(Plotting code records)
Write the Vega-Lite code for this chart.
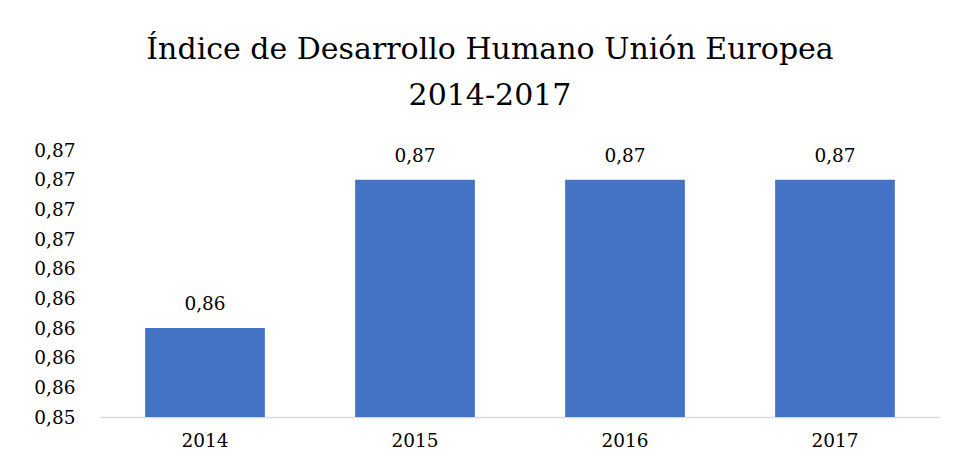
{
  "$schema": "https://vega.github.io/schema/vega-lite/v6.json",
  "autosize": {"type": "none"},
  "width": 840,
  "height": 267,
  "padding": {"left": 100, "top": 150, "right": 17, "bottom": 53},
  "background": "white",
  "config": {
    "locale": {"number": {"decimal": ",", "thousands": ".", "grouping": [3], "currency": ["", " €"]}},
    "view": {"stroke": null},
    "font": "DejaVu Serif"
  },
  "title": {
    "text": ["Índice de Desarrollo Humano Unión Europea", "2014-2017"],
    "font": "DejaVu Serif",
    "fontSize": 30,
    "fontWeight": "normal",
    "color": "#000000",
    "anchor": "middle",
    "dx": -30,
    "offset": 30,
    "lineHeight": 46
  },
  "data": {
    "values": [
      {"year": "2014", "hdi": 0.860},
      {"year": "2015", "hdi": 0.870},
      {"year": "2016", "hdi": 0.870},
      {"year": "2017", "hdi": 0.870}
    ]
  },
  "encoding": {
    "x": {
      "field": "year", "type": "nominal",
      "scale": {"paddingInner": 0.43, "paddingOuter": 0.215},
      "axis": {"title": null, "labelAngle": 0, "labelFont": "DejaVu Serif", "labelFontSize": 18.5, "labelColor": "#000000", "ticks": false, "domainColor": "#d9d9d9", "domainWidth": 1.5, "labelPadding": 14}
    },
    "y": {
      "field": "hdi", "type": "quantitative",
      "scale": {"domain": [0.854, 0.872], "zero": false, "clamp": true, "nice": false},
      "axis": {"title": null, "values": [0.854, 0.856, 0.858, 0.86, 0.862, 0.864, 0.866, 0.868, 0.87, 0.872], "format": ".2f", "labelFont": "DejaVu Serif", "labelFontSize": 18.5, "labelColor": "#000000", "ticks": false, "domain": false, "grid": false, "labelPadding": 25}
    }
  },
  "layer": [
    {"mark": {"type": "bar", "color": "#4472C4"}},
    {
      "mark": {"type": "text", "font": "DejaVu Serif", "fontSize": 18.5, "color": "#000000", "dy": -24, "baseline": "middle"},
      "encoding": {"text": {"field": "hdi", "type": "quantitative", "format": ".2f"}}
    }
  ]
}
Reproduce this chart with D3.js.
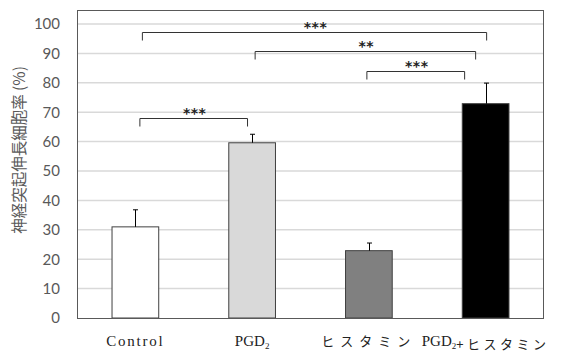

_Goal of the exercise_
Quote the entries in full. Any image among them is to be omitted from the copy.

_Response to this exercise_
Write the Vega-Lite code for this chart.
{
  "$schema": "https://vega.github.io/schema/vega-lite/v6.json",
  "autosize": {"type": "none"},
  "width": 840,
  "height": 267,
  "padding": {"left": 100, "top": 150, "right": 17, "bottom": 53},
  "background": "white",
  "config": {
    "locale": {"number": {"decimal": ",", "thousands": ".", "grouping": [3], "currency": ["", " €"]}},
    "view": {"stroke": null},
    "font": "DejaVu Serif"
  },
  "title": {
    "text": ["Índice de Desarrollo Humano Unión Europea", "2014-2017"],
    "font": "DejaVu Serif",
    "fontSize": 30,
    "fontWeight": "normal",
    "color": "#000000",
    "anchor": "middle",
    "dx": -30,
    "offset": 30,
    "lineHeight": 46
  },
  "data": {
    "values": [
      {"year": "2014", "hdi": 0.860},
      {"year": "2015", "hdi": 0.870},
      {"year": "2016", "hdi": 0.870},
      {"year": "2017", "hdi": 0.870}
    ]
  },
  "encoding": {
    "x": {
      "field": "year", "type": "nominal",
      "scale": {"paddingInner": 0.43, "paddingOuter": 0.215},
      "axis": {"title": null, "labelAngle": 0, "labelFont": "DejaVu Serif", "labelFontSize": 18.5, "labelColor": "#000000", "ticks": false, "domainColor": "#d9d9d9", "domainWidth": 1.5, "labelPadding": 14}
    },
    "y": {
      "field": "hdi", "type": "quantitative",
      "scale": {"domain": [0.854, 0.872], "zero": false, "clamp": true, "nice": false},
      "axis": {"title": null, "values": [0.854, 0.856, 0.858, 0.86, 0.862, 0.864, 0.866, 0.868, 0.87, 0.872], "format": ".2f", "labelFont": "DejaVu Serif", "labelFontSize": 18.5, "labelColor": "#000000", "ticks": false, "domain": false, "grid": false, "labelPadding": 25}
    }
  },
  "layer": [
    {"mark": {"type": "bar", "color": "#4472C4"}},
    {
      "mark": {"type": "text", "font": "DejaVu Serif", "fontSize": 18.5, "color": "#000000", "dy": -24, "baseline": "middle"},
      "encoding": {"text": {"field": "hdi", "type": "quantitative", "format": ".2f"}}
    }
  ]
}
Reproduce this chart with D3.js.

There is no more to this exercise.